Give him this: In doing that, at least he remained in school and got an Economics degree. Many, many college football players don't even do that, of course.
Then, college -- football -- was over.
He took a job out of state. Moved way out west, got married, had kids, got divorced, re-married, had more kids, switched careers three different times, moved back east and then -- where does the time go? -- it had been 50 years.
And they were planning a celebration for his graduating class back at the old campus.
All his buddies wondered if the old right guard would show.
He did.
Stood up in front of every body, and delivered a mea culpa to satisfy even the most snooty academician.
He recalled that the graph of his college academic performance tracked much closer to the 2.0 needed to stay eligible for football than the 4.0 that represented genuine scholastic excellence.

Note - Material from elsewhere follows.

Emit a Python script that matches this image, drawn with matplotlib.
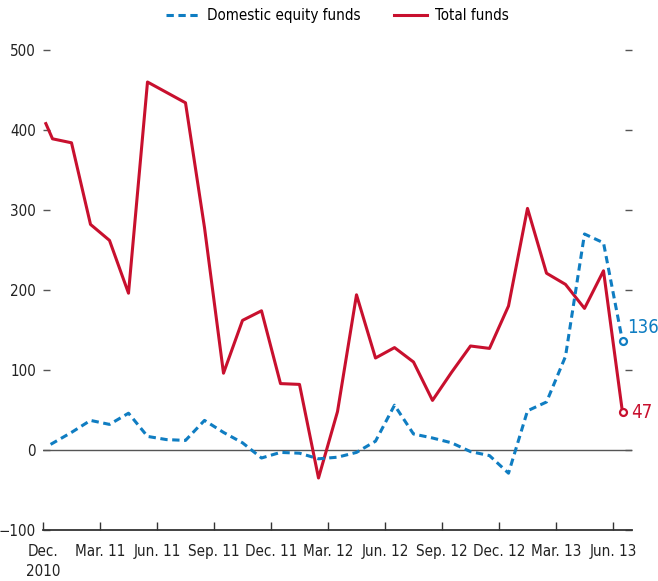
import matplotlib
matplotlib.use('Agg')
import matplotlib.pyplot as plt
from matplotlib import font_manager

# month offsets from Dec. 2010 (points sit mid-month)
total_x = [0.15, 0.5, 1.5, 2.5, 3.5, 4.5, 5.5, 6.5, 7.5, 8.5, 9.5, 10.5, 11.5, 12.5,
           13.5, 14.5, 15.5, 16.5, 17.5, 18.5, 19.5, 20.5, 21.5, 22.5, 23.5, 24.5,
           25.5, 26.5, 27.5, 28.5, 29.5, 30.5]
total_funds = [408, 389, 384, 282, 262, 196, 460, 447, 434, 278, 96, 162, 174, 83,
               82, -35, 48, 194, 115, 128, 110, 62, 97, 130, 127, 180,
               302, 221, 207, 177, 224, 47]

equity_x = [0.4, 1.5, 2.5, 3.5, 4.5, 5.5, 6.5, 7.5, 8.5, 9.5, 10.5, 11.5, 12.5,
            13.5, 14.5, 15.5, 16.5, 17.5, 18.5, 19.5, 20.5, 21.5, 22.5, 23.5, 24.5,
            25.5, 26.5, 27.5, 28.5, 29.5, 30.5]
domestic_equity = [7, 22, 37, 32, 46, 17, 13, 12, 37, 22, 9, -10, -3, -4, -11,
                   -9, -3, 11, 56, 20, 15, 9, -2, -7, -29, 49, 60, 117, 270, 259, 136]

tick_pos = [0, 3, 6, 9, 12, 15, 18, 21, 24, 27, 30]
tick_labels = ['Dec.\n2010', 'Mar. 11', 'Jun. 11', 'Sep. 11', 'Dec. 11', 'Mar. 12',
               'Jun. 12', 'Sep. 12', 'Dec. 12', 'Mar. 13', 'Jun. 13']
y_ticks = [-100, 0, 100, 200, 300, 400, 500]

RED = '#C8102E'
BLUE = '#0F7DC2'
GREY = '#333333'

# the original uses a condensed sans; take one if the machine has it
narrow = None
for f in font_manager.fontManager.ttflist:
    stretch = str(f.stretch)
    if ('Narrow' in f.name or 'Condensed' in f.name
            or stretch in ('condensed', 'semi-condensed', '500', '600')) \
            and f.style == 'normal' and f.weight in (400, 'normal', 'regular'):
        narrow = f
        break

if narrow is not None:
    plt.rcParams['font.family'] = [narrow.name, 'DejaVu Sans']
    plt.rcParams['font.stretch'] = narrow.stretch
    FS = 10.9
else:
    plt.rcParams['font.family'] = ['Liberation Sans', 'DejaVu Sans']
    FS = 10.4

fig = plt.figure(figsize=(6.58, 5.81), dpi=100)
ax = fig.add_axes([43 / 658, 1 - 530 / 581, (632 - 43) / 658, 480 / 581])

ax.axhline(0, color='#555555', linewidth=1.0, zorder=1)
ax.plot(equity_x, domestic_equity, color=BLUE, linewidth=2.2, dashes=(2.4, 1.5),
        label='Domestic equity funds', zorder=3)
ax.plot(total_x, total_funds, color=RED, linewidth=2.2, label='Total funds', zorder=2)

# end markers and values
ax.plot(equity_x[-1], domestic_equity[-1], 'o', ms=5, mfc='white', mec=BLUE, mew=1.6,
        zorder=4, clip_on=False)
ax.plot(total_x[-1], total_funds[-1], 'o', ms=5, mfc='white', mec=RED, mew=1.6,
        zorder=4, clip_on=False)
ax.annotate(str(domestic_equity[-1]), (equity_x[-1], domestic_equity[-1]),
            xytext=(3, 10), textcoords='offset points', color=BLUE, fontsize=FS + 2.5,
            va='center', ha='left', annotation_clip=False)
ax.annotate(str(total_funds[-1]), (total_x[-1], total_funds[-1]),
            xytext=(6, 0), textcoords='offset points', color=RED, fontsize=FS + 2.5,
            va='center', ha='left', annotation_clip=False)

ax.set_xlim(0, 31)
ax.set_ylim(-100, 500)
ax.set_xticks(tick_pos)
ax.set_xticklabels(tick_labels, linespacing=1.45)
ax.set_yticks(y_ticks)

for s in ['top', 'left', 'right']:
    ax.spines[s].set_visible(False)
ax.spines['bottom'].set_color(GREY)
ax.spines['bottom'].set_linewidth(1.3)

ax.tick_params(axis='x', direction='in', length=6, width=1, color=GREY,
               labelsize=FS, labelcolor='#222222', pad=10)
ax.tick_params(axis='y', direction='in', length=5, width=1, color='#555555',
               labelsize=FS, labelcolor='#222222', pad=5, right=True)

leg = ax.legend(loc='upper center', bbox_to_anchor=(0.5, 1.116), ncol=2, frameon=False,
                fontsize=FS, handlelength=2.2, columnspacing=2.2, handletextpad=0.5)

fig.savefig('out.png', dpi=100)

Looking everyone in the eye, he said, "Even now I wonder if I had made better grades, what more in life I might have been able to accomplish?"
Which was when every soul in the place burst out laughing.
Now, it may help you to know the college in question was Eureka College.
And on May 9, 1982, when the old football player stood at his alma mater, tongue planted firmly in cheek, to lament his indifferent academic record and the opportunities it must surely have cost him ...
... Ronald Reagan was in the second year of his first term ...
... as President of the United States.
Rest in Peace, Dutch, Rest in Peace.